By then, the extraordinary work was done. The Rotunda of the United States Capitol housed the completed series of history paintings that Congress purchased. Trumbull closed the set with Washington’s resignation from the army; a civil scene paired with the Declaration’s signing to show that in America, the people’s representatives rule. Washington had commanded the army, but also, as a French officer remarked, obeyed Congress. A separate portrait of Washington at the Battle of Trenton joined the set. Together, they completed a story that Trumbull took forty-five years to tell.

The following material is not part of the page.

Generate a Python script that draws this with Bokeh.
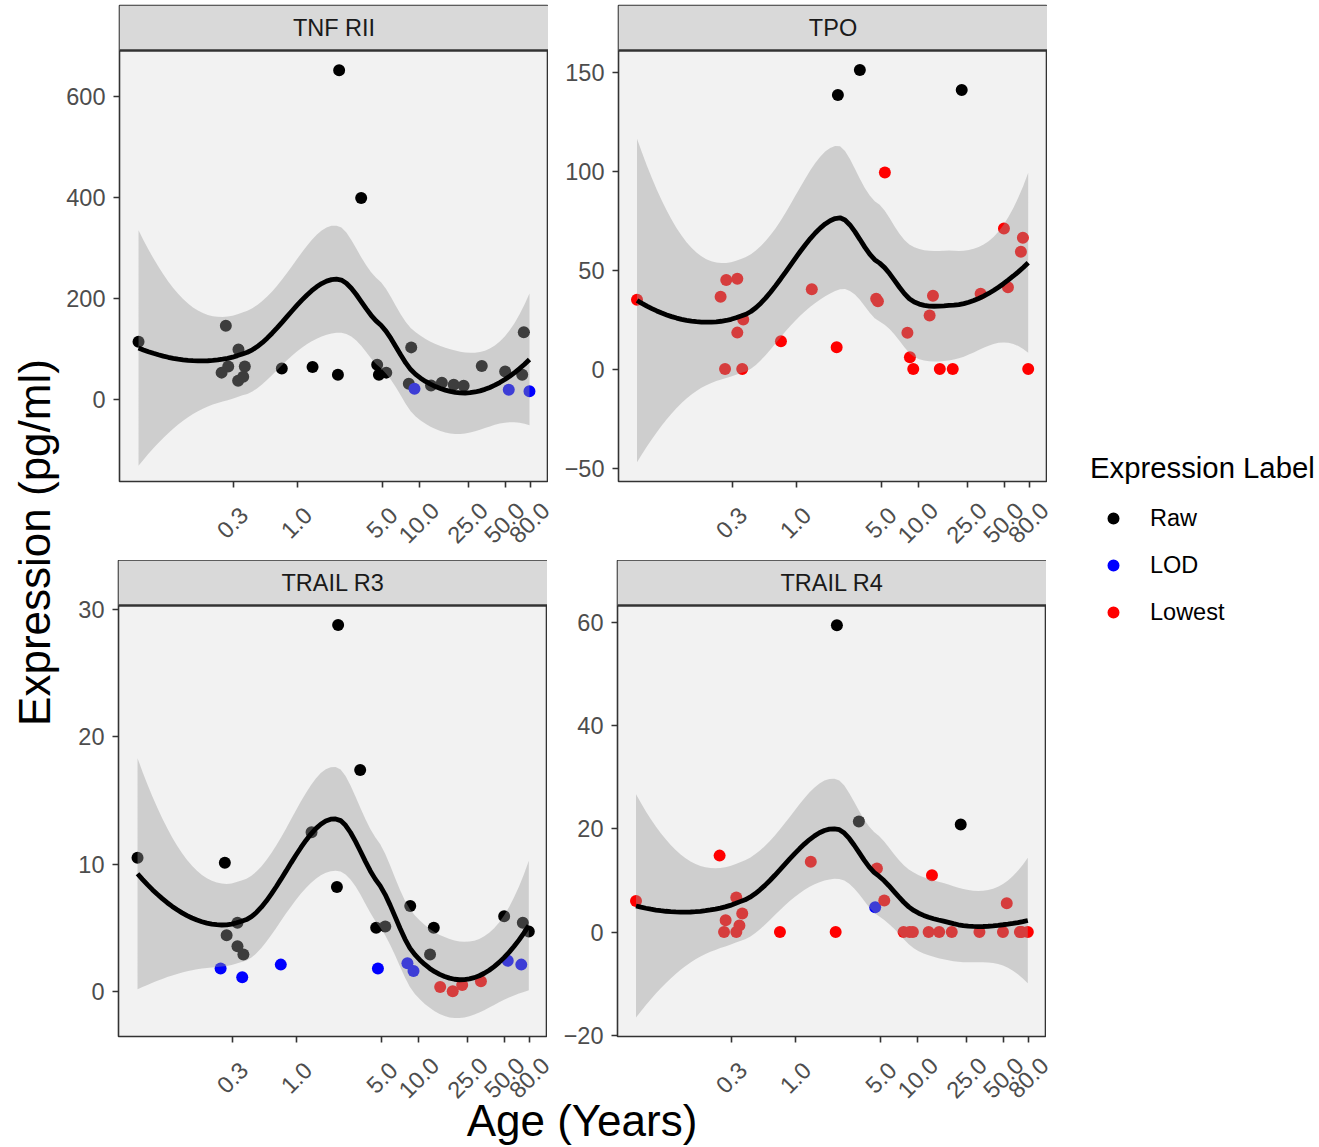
import math
import numpy as np
from bokeh.plotting import figure
from bokeh.models import (Range1d, FixedTicker, CustomJSTickFormatter, ColumnDataSource,
                          Legend, LegendItem, LogScale, LinearScale, Span)
from bokeh.layouts import row, column
from bokeh.transform import factor_cmap
from bokeh.core.properties import value
from bokeh.embed import file_html
from bokeh.resources import INLINE

FONT = "Liberation Sans"
LABELS = ["Raw", "LOD", "Lowest"]
LABEL_COLORS = ["#000000", "#0000FF", "#FF0000"]
X_TICKS = [0.3, 1.0, 5.0, 10.0, 25.0, 50.0, 80.0]
PANEL_TITLES = ["TNF RII", "TPO", "TRAIL R3", "TRAIL R4"]

# ---- TNF RII ----
tnf_age = [0.0505, 0.261, 0.331, 0.273, 0.241, 0.373, 0.329, 0.362, 0.748, 1.334,
           2.20, 2.15, 3.33, 4.50, 4.65, 5.34, 8.54, 8.16, 9.08, 12.4,
           15.2, 19.0, 22.9, 32.2, 50.0, 53.5, 71.0, 68.9, 79.0]
tnf_val = [115, 147, 100, 66, 54, 66, 38, 46, 62, 65,
           653, 50, 400, 69.5, 50, 54, 104, 32, 22, 28.5,
           34, 30, 28, 67, 56, 20, 134, 50, 17]
tnf_lab = ["Raw"] * 18 + ["LOD"] + ["Raw"] * 6 + ["LOD"] + ["Raw", "Raw", "LOD"]

# ---- TPO ----
tpo_age = [0.050, 0.268, 0.330, 0.241, 0.369, 0.330, 0.262, 0.362, 0.75, 1.34,
           2.19, 2.14, 3.31, 5.3, 4.5, 4.65, 8.1, 8.49, 9.04, 12.3,
           13.1, 14.9, 19.0, 22.5, 32.1, 49.8, 53.7, 71.1, 68.5, 78.6]
tpo_val = [35, 45, 45.6, 36.5, 25, 18.4, 0, 0, 14, 40.3,
           138.4, 11, 151, 99.3, 35.5, 34.3, 18.3, 6, 0, 27,
           37, 0, 0, 141, 38, 71, 41.3, 66.3, 59.2, 0]
tpo_lab = ["Lowest"] * 10 + ["Raw", "Lowest", "Raw"] + ["Lowest"] * 10 + ["Raw"] + ["Lowest"] * 6

# ---- TRAIL R3 ----
r3_age = [0.0505, 0.261, 0.331, 0.270, 0.331, 0.370, 0.241, 0.362, 0.748, 1.334,
          2.20, 2.15, 3.33, 4.50, 5.34, 4.65, 8.54, 8.1, 9.08, 13.3,
          12.4, 15.0, 19.0, 22.7, 32.3, 50.0, 53.5, 71.0, 69.0, 79.5]
r3_val = [10.5, 10.1, 5.4, 4.4, 3.55, 2.9, 1.8, 1.1, 2.1, 12.5,
          28.8, 8.2, 17.4, 5.0, 5.1, 1.8, 6.7, 2.2, 1.6, 5.0,
          2.9, 0.35, 0.0, 0.5, 0.8, 5.9, 2.4, 5.4, 2.1, 4.7]
r3_lab = ["Raw"] * 6 + ["LOD"] * 3 + ["Raw"] * 6 + ["LOD", "Raw", "LOD", "LOD", "Raw",
          "Raw", "Lowest", "Lowest", "Lowest", "Lowest", "Raw", "LOD", "Raw", "LOD", "Raw"]

# ---- TRAIL R4 ----
r4_age = [0.050, 0.241, 0.330, 0.270, 0.369, 0.350, 0.262, 0.330, 0.75, 1.34,
          2.19, 2.14, 3.31, 4.65, 4.5, 5.34, 7.68, 8.6, 9.15, 13.1,
          12.3, 15.0, 19.0, 22.5, 32.0, 49.8, 53.5, 68.5, 71.0, 79.5]
r4_val = [6.0, 14.8, 6.7, 2.3, 3.6, 1.3, 0, 0, 0, 13.6,
          59.4, 0, 21.4, 12.3, 4.8, 6.1, 0, 0, 0, 11.0,
          0, 0, 0, 20.8, 0, 0, 5.6, 0, 0, 0]
r4_lab = ["Lowest"] * 10 + ["Raw", "Lowest", "Raw", "Lowest", "LOD"] + ["Lowest"] * 8 + ["Raw"] + ["Lowest"] * 6

# axis limits
X_LIM = (0.0353, 113.0)
Y_LIMS = [(-161.6, 691.9), (-56.8, 160.9), (-3.55, 30.33), (-20.2, 63.2)]
Y_TICKS = [[0, 200, 400, 600], [-50, 0, 50, 100, 150], [0, 10, 20, 30], [-20, 0, 20, 40, 60]]

# layout geometry (pixels)
PANEL_W = 429
PANEL_H = 431
STRIP_H = 45
LEFT_COL = 63
BORDER_L = [55, 70]
ROW_W = 997  # width of the tick-label rows


def loess_band(age, val, n_out=80, span=0.75, cell=0.2):
    """loess (degree 2, span 0.75, kd-tree vertices + cubic Hermite interpolation,
    as R's default surface) on log10(age), with the 95% confidence band."""
    x = np.log10(np.asarray(age, float))
    y = np.asarray(val, float)
    n = len(x)
    q = int(math.floor(n * span))
    fc = int(math.floor(n * span * cell))
    xsrt = np.sort(x)
    lo, hi = xsrt[0], xsrt[-1]
    mu = 0.005 * (hi - lo)
    verts = [lo - mu, hi + mu]
    stack = [(0, n - 1, lo - mu, hi + mu)]
    while stack:
        l, u, vlo, vhi = stack.pop()
        if u - l + 1 <= fc:
            continue
        m = (l + u) // 2
        off = 0
        while l <= m + off < u:
            if xsrt[m + off] == xsrt[m + off + 1]:
                off = -off
                if off >= 0:
                    off += 1
            else:
                m = m + off
                break
        xi = xsrt[m]
        if xi == vlo or xi == vhi:
            continue
        verts.append(xi)
        stack.append((l, m, vlo, xi))
        stack.append((m + 1, u, xi, vhi))
    verts = np.array(sorted(verts))

    def local_rows(x0):
        d = np.abs(x - x0)
        h = np.sort(d)[q - 1]
        u = np.clip(d / h, 0, 1)
        w = (1 - u ** 3) ** 3
        X = np.column_stack([np.ones(n), x - x0, (x - x0) ** 2])
        XtW = X.T * w
        B = np.linalg.pinv(XtW @ X) @ XtW
        return B[0], B[1]

    V0, V1 = [], []
    for v in verts:
        r0, r1 = local_rows(v)
        V0.append(r0)
        V1.append(r1)
    V0 = np.array(V0)
    V1 = np.array(V1)

    def op_row(z):
        i = int(np.clip(np.searchsorted(verts, z) - 1, 0, len(verts) - 2))
        a, b = verts[i], verts[i + 1]
        hh = b - a
        t = (z - a) / hh
        phi0 = (1 - t) ** 2 * (1 + 2 * t)
        phi1 = t ** 2 * (3 - 2 * t)
        psi0 = t * (1 - t) ** 2
        psi1 = -t ** 2 * (1 - t)
        return phi0 * V0[i] + phi1 * V0[i + 1] + (psi0 * V1[i] + psi1 * V1[i + 1]) * hh

    L = np.array([op_row(v) for v in x])
    res = y - L @ y
    IL = np.eye(n) - L
    M = IL.T @ IL
    d1 = np.trace(M)
    d2 = np.trace(M @ M)
    sigma = math.sqrt(np.sum(res ** 2) / d1)
    df = d1 * d1 / d2
    xs = np.linspace(lo, hi, n_out)
    Ls = np.array([op_row(v) for v in xs])
    fit = Ls @ y
    se = sigma * np.sqrt(np.sum(Ls ** 2, axis=1))
    z = 1.959963984540054
    tq = (z + (z ** 3 + z) / (4 * df) + (5 * z ** 5 + 16 * z ** 3 + 3 * z) / (96 * df ** 2)
          + (3 * z ** 7 + 19 * z ** 5 + 17 * z ** 3 - 15 * z) / (384 * df ** 3))
    return 10 ** xs, fit, fit - tq * se, fit + tq * se


def make_panel(idx, age, val, lab, title, border_left, border_top, border_bottom):
    y_lo, y_hi = Y_LIMS[idx]
    units_per_px = (y_hi - y_lo) / PANEL_H
    strip_top = y_hi + STRIP_H * units_per_px  # facet strip sits on top of the panel
    p = figure(x_axis_type="log", x_range=Range1d(*X_LIM), y_range=Range1d(y_lo, strip_top),
               frame_width=PANEL_W, frame_height=PANEL_H + STRIP_H,
               min_border_left=border_left, min_border_bottom=border_bottom,
               min_border_top=border_top, min_border_right=0,
               toolbar_location=None, output_backend="svg")
    p.grid.visible = False
    p.background_fill_color = "#f2f2f2"
    p.border_fill_color = "white"
    p.outline_line_color = "#333333"
    p.outline_line_width = 1.6

    # facet strip
    p.quad(left=[X_LIM[0]], right=[X_LIM[1]], bottom=[y_hi], top=[strip_top],
           fill_color="#d9d9d9", line_color=None)
    p.add_layout(Span(location=y_hi, dimension="width", line_color="#333333", line_width=2.4))
    p.text(x=[math.sqrt(X_LIM[0] * X_LIM[1])], y=[(y_hi + strip_top) / 2], text=[title],
           text_align="center", text_baseline="middle",
           text_font=value(FONT), text_font_size="23.5px", text_color="#1a1a1a")

    src = ColumnDataSource(dict(age=age, val=val, lab=lab))
    p.scatter("age", "val", source=src, size=12, line_color=None,
              fill_color=factor_cmap("lab", palette=LABEL_COLORS, factors=LABELS))

    xs, fit, lo, hi = loess_band(age, val)
    p.varea(x=xs, y1=lo, y2=hi, fill_color="#999999", fill_alpha=0.4)
    p.line(xs, fit, line_color="black", line_width=4.8)

    for ax in (p.xaxis[0], p.yaxis[0]):
        ax.axis_line_color = None
        ax.major_tick_out = 6
        ax.major_tick_in = 0
        ax.major_tick_line_color = "#333333"
        ax.major_tick_line_width = 1.6
        ax.minor_tick_line_color = None
        ax.major_label_text_font = FONT
        ax.major_label_text_font_size = "23.5px"
        ax.major_label_text_color = "#4d4d4d"
        ax.major_label_standoff = 8
    p.xaxis.ticker = FixedTicker(ticks=X_TICKS)
    # x tick labels are drawn (rotated, centred on the ticks) in the rows below
    p.xaxis.formatter = CustomJSTickFormatter(code="return ''")
    p.xaxis.major_label_standoff = 0
    p.yaxis.ticker = FixedTicker(ticks=Y_TICKS[idx])
    p.yaxis.major_label_overrides = {t: ("\u2212" + str(-t)) for t in Y_TICKS[idx] if t < 0}
    return p


# log-scale x ranges for a label row whose frame spans LEFT_COL .. LEFT_COL+ROW_W
K = math.log10(X_LIM[1] / X_LIM[0]) / PANEL_W
P1_LEFT = BORDER_L[0]
P2_LEFT = BORDER_L[0] + PANEL_W + BORDER_L[1]


def row_range(panel_left):
    lo = math.log10(X_LIM[0]) - panel_left * K
    hi = math.log10(X_LIM[1]) + (ROW_W - panel_left - PANEL_W) * K
    return Range1d(10 ** lo, 10 ** hi)


def label_row(h, label_y, title=None, title_y=None):
    f = figure(x_axis_type="log", x_range=row_range(P1_LEFT), y_range=Range1d(0, h),
               extra_x_ranges={"right": row_range(P2_LEFT), "px": Range1d(0, ROW_W)},
               extra_x_scales={"right": LogScale(), "px": LinearScale()},
               frame_width=ROW_W, frame_height=h, min_border=0,
               x_axis_location=None, y_axis_location=None,
               toolbar_location=None, output_backend="svg")
    f.grid.visible = False
    f.outline_line_color = None
    f.background_fill_color = "white"
    f.border_fill_color = "white"
    tick_text = [f"{t:.1f}" for t in X_TICKS]
    for rname in ("default", "right"):
        f.text(x=X_TICKS, y=[label_y] * len(X_TICKS), text=tick_text, angle=math.pi / 4,
               text_align="center", text_baseline="middle", x_range_name=rname,
               text_font=value(FONT), text_font_size="23.5px", text_color="#4d4d4d")
    if title is not None:
        f.text(x=[581.5 - LEFT_COL], y=[title_y], text=[title], x_range_name="px",
               text_align="center", text_baseline="middle",
               text_font=value(FONT), text_font_size="44px", text_color="black")
    return f


p1 = make_panel(0, tnf_age, tnf_val, tnf_lab, PANEL_TITLES[0], BORDER_L[0], 5, 10)
p2 = make_panel(1, tpo_age, tpo_val, tpo_lab, PANEL_TITLES[1], BORDER_L[1], 5, 10)
p3 = make_panel(2, r3_age, r3_val, r3_lab, PANEL_TITLES[2], BORDER_L[0], 0, 16)
p4 = make_panel(3, r4_age, r4_val, r4_lab, PANEL_TITLES[3], BORDER_L[1], 0, 16)

lab1 = label_row(69, 38)
lab2 = label_row(95, 70, title="Age (Years)", title_y=27)


def blank(w, h):
    f = figure(frame_width=w, frame_height=h, x_range=Range1d(0, w), y_range=Range1d(0, h),
               min_border=0, x_axis_location=None, y_axis_location=None,
               toolbar_location=None, output_backend="svg")
    f.grid.visible = False
    f.outline_line_color = None
    f.background_fill_color = "white"
    f.border_fill_color = "white"
    return f


# y axis title
yt = blank(LEFT_COL, 1147)
yt.text(x=[34], y=[605], text=["Expression (pg/ml)"], angle=math.pi / 2,
        text_align="center", text_baseline="middle",
        text_font=value(FONT), text_font_size="44px", text_color="black")

# legend
LG_W = 1319 - LEFT_COL - ROW_W
lg = blank(LG_W, 1147)
items = []
for lab_name, col in zip(LABELS, LABEL_COLORS):
    r = lg.scatter(x=np.array([np.nan]), y=np.array([np.nan]), size=12, fill_color=col, line_color=None)
    items.append(LegendItem(label=lab_name, renderers=[r]))
legend = Legend(items=items, location=(1090 - (LEFT_COL + ROW_W), 520), title="Expression Label",
                title_text_font=FONT, title_text_font_size="29.3px", title_text_color="black",
                title_text_font_style="normal", title_standoff=18,
                label_text_font=FONT, label_text_font_size="23.5px", label_text_color="black",
                glyph_width=46, glyph_height=30, label_height=30, label_standoff=14,
                spacing=17, padding=0, margin=0,
                border_line_color=None, background_fill_alpha=0)
lg.add_layout(legend)

grid = column(row(p1, p2), lab1, row(p3, p4), lab2)
layout = row(yt, grid, lg)

open("out.html", "w").write(file_html(layout, INLINE))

Trumbull’s images had reached beyond the Capitol. He had come a long way from copying his sister’s embroidery on the kitchen floor. If they faded into the Rotunda’s décor, those paintings also shaped how Americans saw pivotal events. Textbooks adopted them as illustrations. History paintings like Trumbull’s go beyond showing who people were, as Brookhiser concludes, to “tell us why we should care about them.”  For all his attention to individuals, Trumbull makes the story of America’s independence about more than the men who secured it. Like the poet who sings of heroes or guides a journey of revelation, artists make those scenes relevant to later generations.  The glorious lessons Trumbull evokes deserve another look with the upcoming 250th anniversary of American independence.

William Anthony Hay is the associate director for public programs and professor in the School of Civic and Economic Thought and Leadership at Arizona State University.